### [Exercise prompt]
Repeat every line of the listing below exactly, minus the pictures.

**** Dataset section ****

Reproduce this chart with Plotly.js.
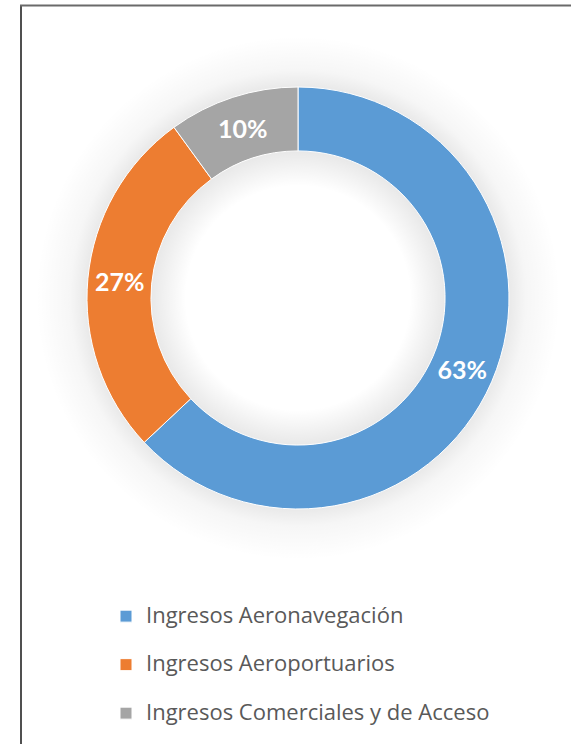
<!DOCTYPE html>
<html>
<head>
<meta charset="utf-8">
<script src="https://cdn.plot.ly/plotly-3.0.1.min.js"></script>
<style>
  html, body { margin: 0; padding: 0; background: #ffffff; }
  #chart {
    width: 571px; height: 744px;
    background: radial-gradient(circle at 298px 298px,
      rgba(0,0,0,0) 0px, rgba(0,0,0,0) 112px,
      rgba(0,0,0,0.09) 147px, rgba(0,0,0,0.09) 210px,
      rgba(0,0,0,0.035) 228px, rgba(0,0,0,0) 262px);
  }
</style>
</head>
<body>
<div id="chart"></div>
<script>
const categories = ["Ingresos Aeronavegación", "Ingresos Aeroportuarios", "Ingresos Comerciales y de Acceso"];
const values = [63, 27, 10];
const colors = ["#5B9BD5", "#ED7D31", "#A5A5A5"];

const W = 571, H = 744;
const cx = 298, cy = 298, R = 211;

const trace = {
  type: "pie",
  labels: categories.map(c => "&nbsp;<br><span style=\"font-size:22px\">" + c + "</span>"),
  values: values,
  sort: false,
  direction: "clockwise",
  rotation: 0,
  hole: 0.697,
  marker: { colors: colors, line: { color: "#ffffff", width: 1 } },
  texttemplate: "%{value}%",
  textposition: "inside",
  insidetextorientation: "horizontal",
  insidetextfont: { family: "Lato, 'Open Sans', sans-serif", size: 25, color: "#ffffff", weight: "bold" },
  domain: { x: [(cx - R) / W, (cx + R) / W], y: [(H - cy - R) / H, (H - cy + R) / H] },
  hoverinfo: "percent"
};

const layout = {
  width: W, height: H,
  margin: { l: 0, r: 0, t: 0, b: 0, autoexpand: false },
  paper_bgcolor: "rgba(0,0,0,0)",
  plot_bgcolor: "rgba(0,0,0,0)",
  showlegend: true,
  legend: {
    x: 106 / W, xanchor: "left",
    y: 1 - 575.5 / H, yanchor: "top",
    orientation: "v",
    valign: "bottom",
    font: { family: "'Open Sans', Lato, sans-serif", size: 17.5, color: "#595959" },
    bgcolor: "rgba(0,0,0,0)"
  },
  shapes: [
    { type: "line", xref: "paper", yref: "paper", x0: 21 / W, x1: 21 / W, y0: 0, y1: 1 - 5.5 / H, line: { color: "#505050", width: 2 } },
    { type: "line", xref: "paper", yref: "paper", x0: 20 / W, x1: 1, y0: 1 - 5.5 / H, y1: 1 - 5.5 / H, line: { color: "#6a6a6a", width: 2 } }
  ]
};

Plotly.newPlot("chart", [trace], layout, { staticPlot: true, displayModeBar: false });
</script>
</body>
</html>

****

### [Solution to this problem]
Reproduce this chart with Plotly.js.
<!DOCTYPE html>
<html>
<head>
<meta charset="utf-8">
<script src="https://cdn.plot.ly/plotly-3.0.1.min.js"></script>
<style>
  html, body { margin: 0; padding: 0; background: #ffffff; }
  #chart {
    width: 571px; height: 744px;
    background: radial-gradient(circle at 298px 298px,
      rgba(0,0,0,0) 0px, rgba(0,0,0,0) 112px,
      rgba(0,0,0,0.09) 147px, rgba(0,0,0,0.09) 210px,
      rgba(0,0,0,0.035) 228px, rgba(0,0,0,0) 262px);
  }
</style>
</head>
<body>
<div id="chart"></div>
<script>
const categories = ["Ingresos Aeronavegación", "Ingresos Aeroportuarios", "Ingresos Comerciales y de Acceso"];
const values = [63, 27, 10];
const colors = ["#5B9BD5", "#ED7D31", "#A5A5A5"];

const W = 571, H = 744;
const cx = 298, cy = 298, R = 211;

const trace = {
  type: "pie",
  labels: categories.map(c => "&nbsp;<br><span style=\"font-size:22px\">" + c + "</span>"),
  values: values,
  sort: false,
  direction: "clockwise",
  rotation: 0,
  hole: 0.697,
  marker: { colors: colors, line: { color: "#ffffff", width: 1 } },
  texttemplate: "%{value}%",
  textposition: "inside",
  insidetextorientation: "horizontal",
  insidetextfont: { family: "Lato, 'Open Sans', sans-serif", size: 25, color: "#ffffff", weight: "bold" },
  domain: { x: [(cx - R) / W, (cx + R) / W], y: [(H - cy - R) / H, (H - cy + R) / H] },
  hoverinfo: "percent"
};

const layout = {
  width: W, height: H,
  margin: { l: 0, r: 0, t: 0, b: 0, autoexpand: false },
  paper_bgcolor: "rgba(0,0,0,0)",
  plot_bgcolor: "rgba(0,0,0,0)",
  showlegend: true,
  legend: {
    x: 106 / W, xanchor: "left",
    y: 1 - 575.5 / H, yanchor: "top",
    orientation: "v",
    valign: "bottom",
    font: { family: "'Open Sans', Lato, sans-serif", size: 17.5, color: "#595959" },
    bgcolor: "rgba(0,0,0,0)"
  },
  shapes: [
    { type: "line", xref: "paper", yref: "paper", x0: 21 / W, x1: 21 / W, y0: 0, y1: 1 - 5.5 / H, line: { color: "#505050", width: 2 } },
    { type: "line", xref: "paper", yref: "paper", x0: 20 / W, x1: 1, y0: 1 - 5.5 / H, y1: 1 - 5.5 / H, line: { color: "#6a6a6a", width: 2 } }
  ]
};

Plotly.newPlot("chart", [trace], layout, { staticPlot: true, displayModeBar: false });
</script>
</body>
</html>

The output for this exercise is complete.